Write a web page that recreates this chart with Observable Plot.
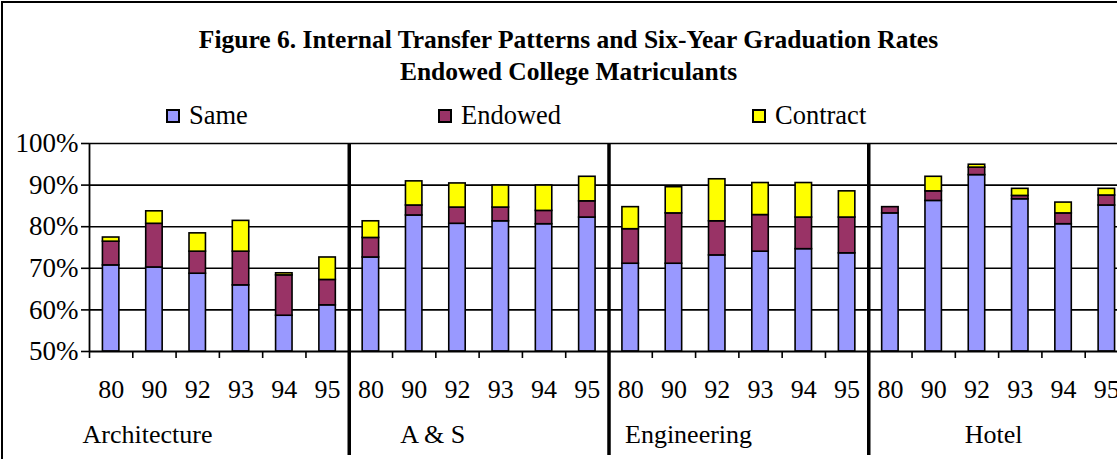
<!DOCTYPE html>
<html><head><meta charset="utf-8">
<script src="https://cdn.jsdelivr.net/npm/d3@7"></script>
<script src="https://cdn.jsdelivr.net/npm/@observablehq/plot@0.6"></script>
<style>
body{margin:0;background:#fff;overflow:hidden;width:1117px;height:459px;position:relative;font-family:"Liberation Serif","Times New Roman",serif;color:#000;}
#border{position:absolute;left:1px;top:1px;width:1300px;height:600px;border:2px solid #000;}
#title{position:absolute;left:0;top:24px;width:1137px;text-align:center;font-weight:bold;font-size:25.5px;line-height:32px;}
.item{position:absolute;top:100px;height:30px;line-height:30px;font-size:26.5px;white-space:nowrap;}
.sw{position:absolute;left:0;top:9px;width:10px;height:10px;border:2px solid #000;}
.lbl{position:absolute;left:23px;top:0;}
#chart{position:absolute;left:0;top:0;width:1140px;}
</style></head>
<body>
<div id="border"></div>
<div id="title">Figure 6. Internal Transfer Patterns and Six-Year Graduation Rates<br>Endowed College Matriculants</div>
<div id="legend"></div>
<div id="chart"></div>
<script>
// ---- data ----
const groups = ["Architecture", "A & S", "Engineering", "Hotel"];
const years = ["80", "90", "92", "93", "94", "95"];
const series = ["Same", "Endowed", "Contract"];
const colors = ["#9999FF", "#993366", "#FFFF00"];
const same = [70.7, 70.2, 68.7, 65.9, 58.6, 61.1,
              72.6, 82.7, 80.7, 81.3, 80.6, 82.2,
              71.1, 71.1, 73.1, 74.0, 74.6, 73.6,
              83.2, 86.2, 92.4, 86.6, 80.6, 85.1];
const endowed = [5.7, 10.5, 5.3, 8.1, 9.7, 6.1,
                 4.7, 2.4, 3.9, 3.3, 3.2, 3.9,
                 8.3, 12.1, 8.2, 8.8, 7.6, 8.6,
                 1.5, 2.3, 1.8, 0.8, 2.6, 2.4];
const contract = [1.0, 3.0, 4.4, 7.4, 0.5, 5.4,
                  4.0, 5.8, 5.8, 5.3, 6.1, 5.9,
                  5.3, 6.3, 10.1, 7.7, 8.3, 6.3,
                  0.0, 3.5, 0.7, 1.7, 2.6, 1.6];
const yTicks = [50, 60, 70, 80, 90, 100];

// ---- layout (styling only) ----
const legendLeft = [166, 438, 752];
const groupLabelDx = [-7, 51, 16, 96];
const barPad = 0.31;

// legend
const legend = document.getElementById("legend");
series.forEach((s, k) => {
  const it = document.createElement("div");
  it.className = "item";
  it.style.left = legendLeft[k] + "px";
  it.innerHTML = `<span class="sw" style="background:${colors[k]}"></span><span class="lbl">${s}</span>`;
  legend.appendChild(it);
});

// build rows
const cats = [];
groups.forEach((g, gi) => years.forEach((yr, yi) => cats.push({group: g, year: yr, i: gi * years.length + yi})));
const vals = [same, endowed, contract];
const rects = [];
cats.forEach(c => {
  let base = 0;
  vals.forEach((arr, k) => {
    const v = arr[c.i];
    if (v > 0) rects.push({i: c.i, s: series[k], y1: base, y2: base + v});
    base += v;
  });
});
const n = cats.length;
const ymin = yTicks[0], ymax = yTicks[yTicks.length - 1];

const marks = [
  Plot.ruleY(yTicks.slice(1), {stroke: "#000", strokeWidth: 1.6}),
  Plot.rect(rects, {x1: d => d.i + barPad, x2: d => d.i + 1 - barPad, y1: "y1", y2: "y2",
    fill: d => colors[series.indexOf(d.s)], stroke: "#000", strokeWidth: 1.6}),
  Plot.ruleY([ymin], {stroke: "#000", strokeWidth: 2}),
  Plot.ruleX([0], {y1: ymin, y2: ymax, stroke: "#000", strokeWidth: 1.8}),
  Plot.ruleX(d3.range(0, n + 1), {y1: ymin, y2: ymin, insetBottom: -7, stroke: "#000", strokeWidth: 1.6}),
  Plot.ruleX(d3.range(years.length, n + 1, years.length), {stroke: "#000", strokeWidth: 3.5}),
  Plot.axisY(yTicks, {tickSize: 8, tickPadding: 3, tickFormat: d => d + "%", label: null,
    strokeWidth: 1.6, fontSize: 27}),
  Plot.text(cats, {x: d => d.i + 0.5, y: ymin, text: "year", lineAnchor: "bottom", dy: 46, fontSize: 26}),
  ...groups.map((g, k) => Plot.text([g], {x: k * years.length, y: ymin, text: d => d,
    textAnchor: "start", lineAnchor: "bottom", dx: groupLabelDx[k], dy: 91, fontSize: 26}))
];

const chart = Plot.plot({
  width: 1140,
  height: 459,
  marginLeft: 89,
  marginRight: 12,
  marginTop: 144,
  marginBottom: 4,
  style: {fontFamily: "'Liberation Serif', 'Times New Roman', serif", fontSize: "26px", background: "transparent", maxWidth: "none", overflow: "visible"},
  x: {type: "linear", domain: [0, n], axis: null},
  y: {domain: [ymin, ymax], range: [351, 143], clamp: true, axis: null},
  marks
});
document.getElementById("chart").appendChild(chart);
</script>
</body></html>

* * *

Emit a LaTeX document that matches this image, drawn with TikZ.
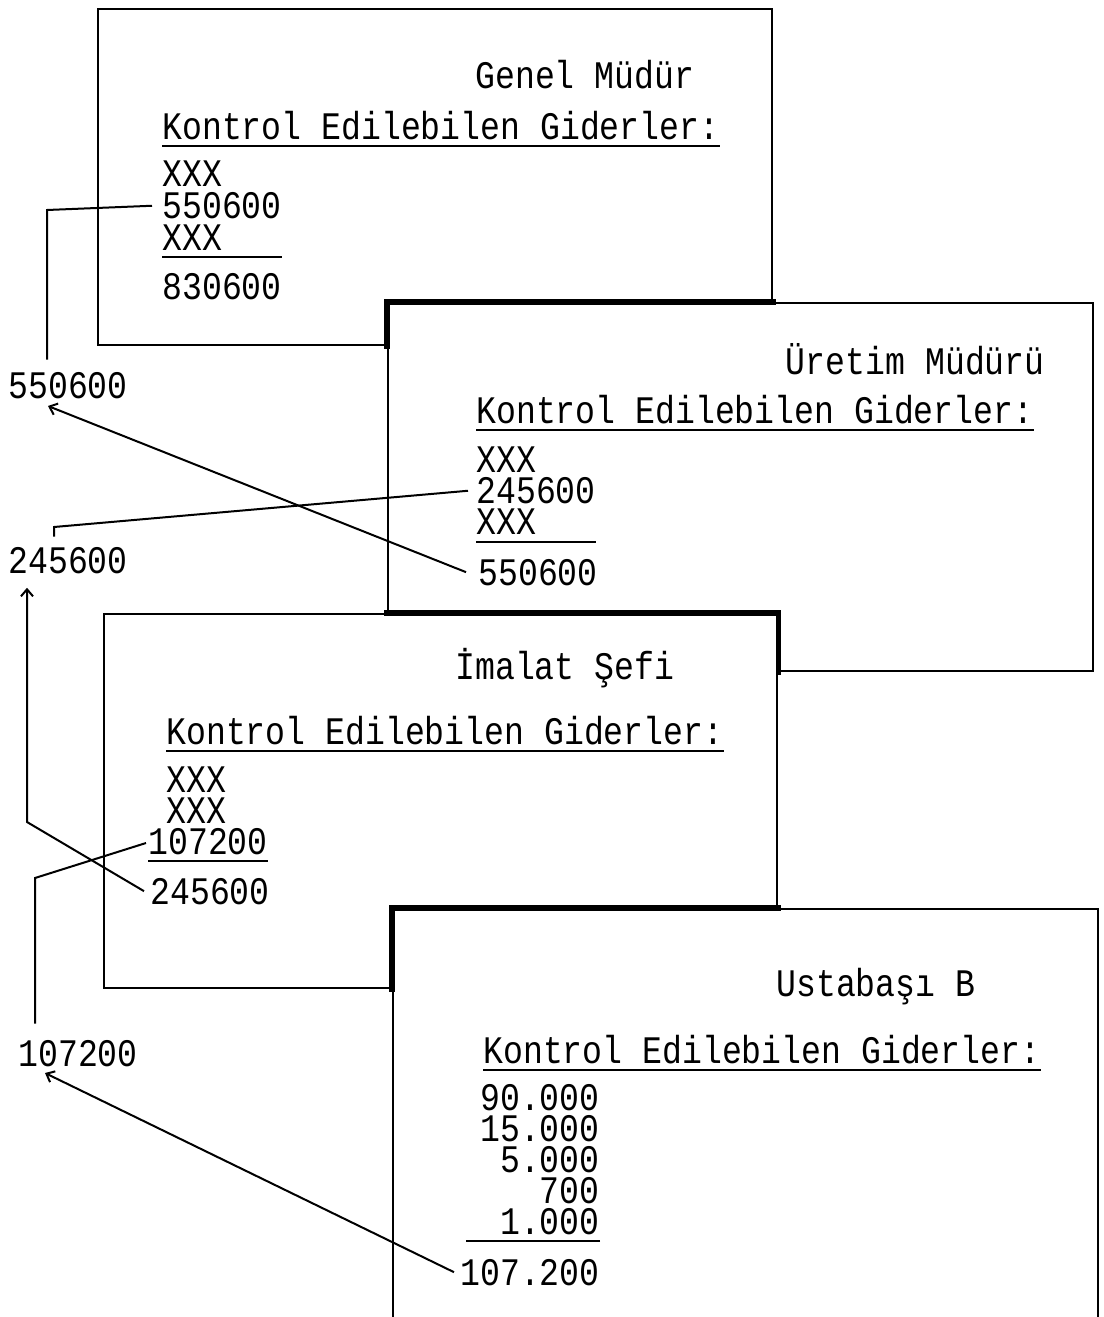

● **What to work on**: Pick out the lines that include the word "this" and write them out.

● **Problem solution**:
Write a web page that recreates this chart with Observable Plot.
Emit a LaTeX document that matches this image, drawn with TikZ.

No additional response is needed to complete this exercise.